What is already quite evident that regardless of who will be in the Kremlin and regardless of how much good will and self-sacrifice the Russians will have, Russia simply does not have the means to salvage the Ukraine. It just ain’t happening. Furthermore, polls show that most Russians are categorically opposed to a full reintegration of the entire Ukraine into Russia. Who could blame them? They are not only acutely aware that the Ukraine has turned into one bloody hell of a mess, but that an entire generation of Ukrainians has now been terminally brainwashed with russophobic hatred. And, frankly, Russia has no use for Nazis of any kind, even if they are fellow Slavs or even if they are basically the very same nation as the Russian one.

So even if tomorrow Petro Poroshenko and his gang decided to invite the Russians to come in an fix this bloody mess, the Russians would decline (so much for the warnings about a Russian invasion!). Oh sure, there are a lot of Ukrainians who kid themselves and think that “the Russians will come and fix this”, but this is a pipe-dream: the Russians ain’t coming.

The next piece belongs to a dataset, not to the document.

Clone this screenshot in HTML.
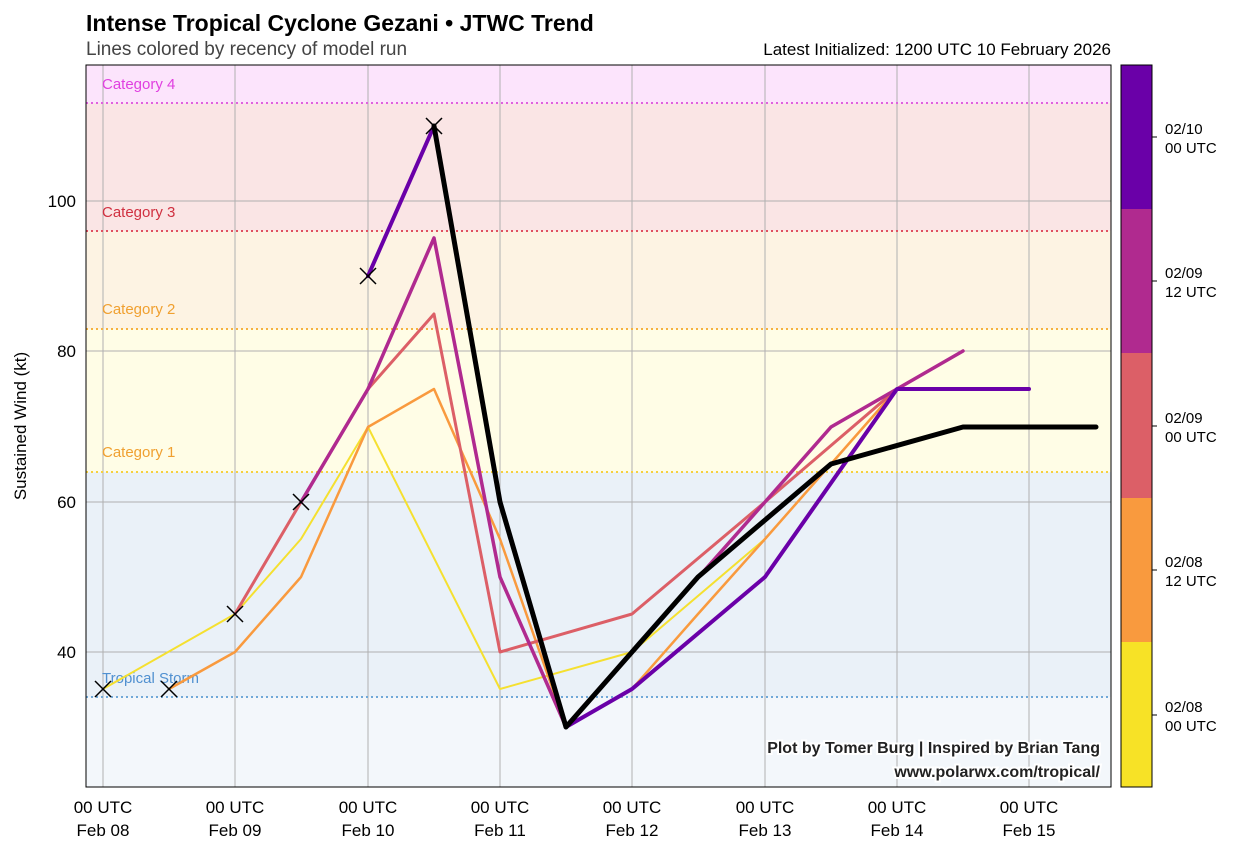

At most, Russia will let the DNR/LNR get back the territories which belonged to their regions and Mariupol might be liberated. But that’s about it. And even if by some miracle the Novorussian tanks end up in Kiev, I don’t see them staying there for very long because the Kremlin fully understands that if they grab it, they own it and they have to fix it. Eventually Russia will, of course, simply be forced absorb the Donbass and make it a part of Russia, mostly because there is no way the Donbass will ever go back to the Ukraine again, but even this process will take time.

So, why is the Obama administration beating the drum about a Russian invasion of a) Ukraine, b) the Baltic States, and c) Western Europe? Because the USA is doing what it has often done before, attempting to cover its own aggressive actions by portraying them as necessary defensive ones.

However, the fact that it is US troops that occupy dozens of other countries, and that it was the US that overthrew the elected Ukrainian government makes it very clear that while the Russians are not the good guys, the US, and to a lesser extent the EU, are the bad guys of the scenario.

And believe me, none of this has escaped the attention of the people of both Eastern and Western Europe. Putin and the Russians may not be on their side, but unlike the USA and the EU, they are not actively encouraging and enabling the one-million-strong invasion of Europe by warriors of Islam.